Variant	Tape Stacking	Maze Navigation	Pouring Water	Waste Sorting
Full AntiGrounding	56.67%	53.33%	46.67%	73.33%
w/o Structured VQA	43.33%	36.67%	20.00%	43.33%
w/o Multi-View Fusion	26.67%	23.33%	23.33%	36.67%
w/o VLM-Guided Trajectory Generation	3.33%	6.67%	0%	0%
w/o Rigid-Coupled Rotation	13.33%	16.67%	0%	13.33%

VLM-guided trajectory generation is the most critical component — its removal causes near-complete system failure, indicating that purely random trajectories almost never yield feasible candidates under VLM evaluation.

Offline Policy Optimization Results¶

Task	Without Optimization	With Optimization	Gain
Tape Stacking	55.24%	67.02%	+11.78%
Maze Navigation	48.72%	72.85%	+24.13%
Pouring Water	40.21%	62.77%	+22.56%
Waste Sorting	68.49%	75.16%	+6.67%

Offline optimization yields substantial gains on complex tasks, particularly for maze navigation and pouring water, which require fine-grained manipulation.

Key Findings¶

AntiGrounding exhibits the greatest advantage on tasks requiring precise spatial reasoning and commonsense understanding (e.g., waste sorting, which demands semantic understanding of garbage categories).
Error analysis reveals that VLM errors are dominant (approximately 40%), followed by trajectory generation errors and R2S2R errors — VLM spatial reasoning remains the primary bottleneck.
Multi-view fusion and structured VQA each contribute significantly, and their combination yields super-additive gains.
Annealing-based trajectory search substantially outperforms fixed-radius search in complex scenes.

Highlights & Insights¶

Paradigm innovation through inversion: Lifting actions into VLM space rather than grounding VLMs into action space — bypassing the information compression bottleneck and allowing VLMs to operate on their "home turf" (image understanding + QA).
Reformulating robot decision-making as VQA: Candidate trajectories are visually rendered into scene images, and the VLM selects the best plan by answering questions about the image. This reformulation enables any VLM to participate in robot decision-making in a zero-shot manner.
Implicit 3D via multi-view: Rather than constructing explicit 3D representations, the system enables the VLM to implicitly reason about 3D information through multiple 2D viewpoints — "enough eyes see everything."
Complete Real2Sim2Real closed loop: A fully automated pipeline from scene reconstruction through simulation verification to real-world execution.

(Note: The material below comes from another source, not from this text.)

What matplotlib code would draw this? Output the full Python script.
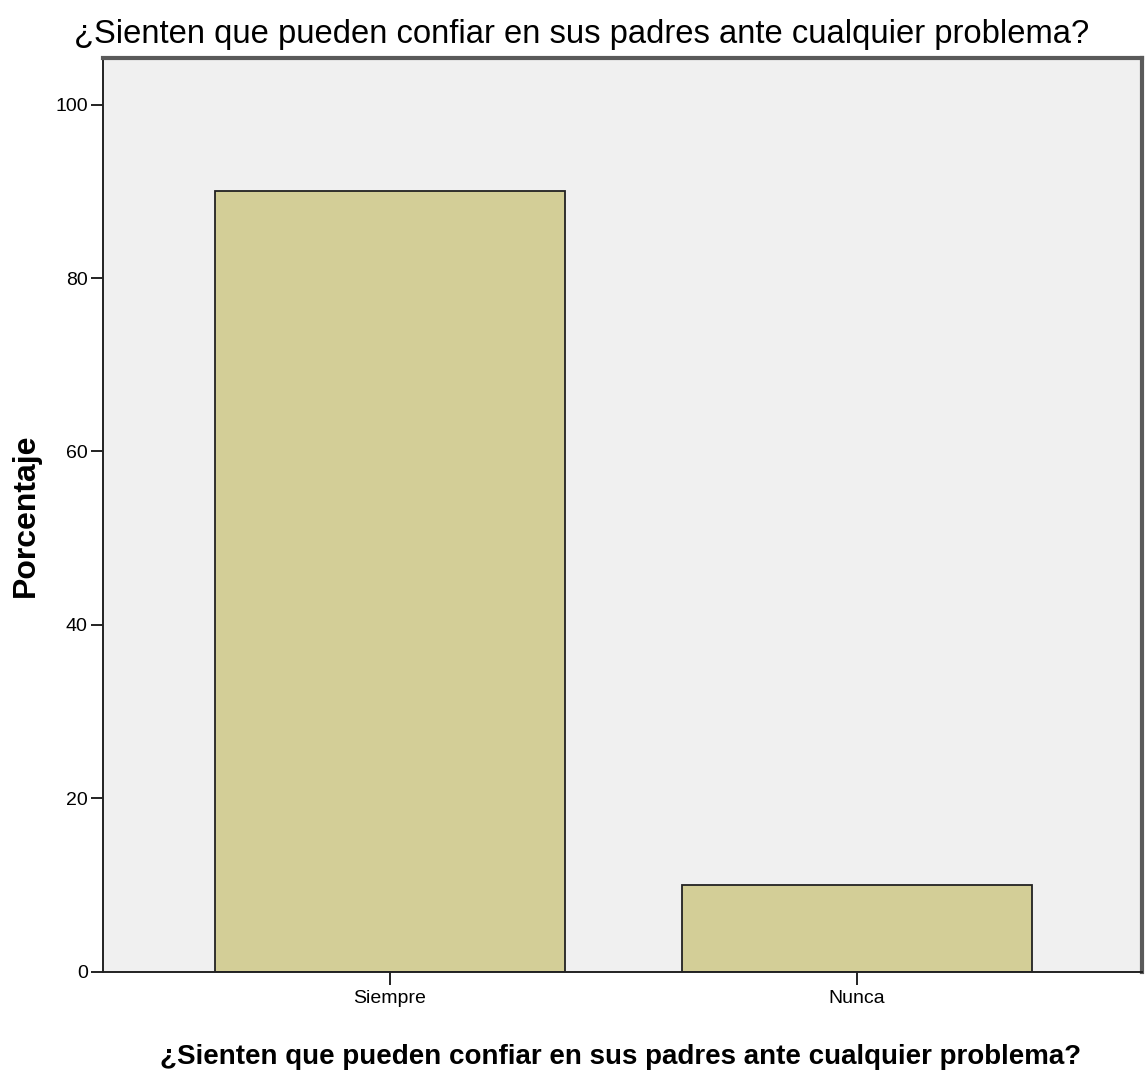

Limitations & Future Work¶

High VLM inference cost: Each MPC step requires multiple VLM calls (multi-view × multi-agent), severely limiting real-time performance — in practice, each step may take several seconds.
Absolute success rates remain low: The best result is 7/10, with an overall rate of 57.5%, leaving a significant gap before reliable deployment.
No comparison with end-to-end VLA methods: The absence of comparisons with end-to-end vision-language-action models such as RT-2 and Octo makes it unclear whether anti-grounding outperforms end-to-end learning.
Dependence on simulation fidelity: Reconstruction and physical parameter estimation errors in the R2S2R pipeline propagate to final performance.
Rigid coupling assumption: The method assumes a fixed rotational relationship between the end-effector and the grasped object, precluding handling of flexible objects or scenarios requiring re-grasping.
VLM spatial reasoning ceiling: Current VLMs exhibit notable deficiencies in precise spatial relationship reasoning, constituting the fundamental bottleneck of the approach.

Code as Policies: Representative of symbolic skill sequence methods; achieves only 6.25% success — exposing the fundamental limitations of predefined skill libraries.
Voxposer: 3D voxel value map method; suffers from severe information loss, achieving 18.75% success.
Rekep: Keypoint constraint method; effective on tasks where predefined constraints match well (e.g., pouring water), but weak on commonsense reasoning.
PIVOT: Also employs VLMs for trajectory evaluation, but uses a single viewpoint and simple prompts; AntiGrounding substantially improves upon this through multi-view fusion and structured VQA.
Inspiration: The anti-grounding idea generalizes to autonomous driving planning evaluation (rendering candidate paths into driving scene images for VLM evaluation) and architectural/interior design plan assessment.

Rating¶

⭐⭐⭐⭐ (3.5/5)

The paradigm innovation is impressive — the inversion of "grounding" opens a new direction for applying VLMs to robot control. The complete R2S2R pipeline and systematic ablation analysis demonstrate solid engineering. However, the low absolute success rate (57.5%), the absence of comparisons with end-to-end VLA methods, and high inference latency limit practical utility. The fundamental bottleneck lies in VLM spatial reasoning precision, which lies beyond the scope of what the proposed method itself can resolve.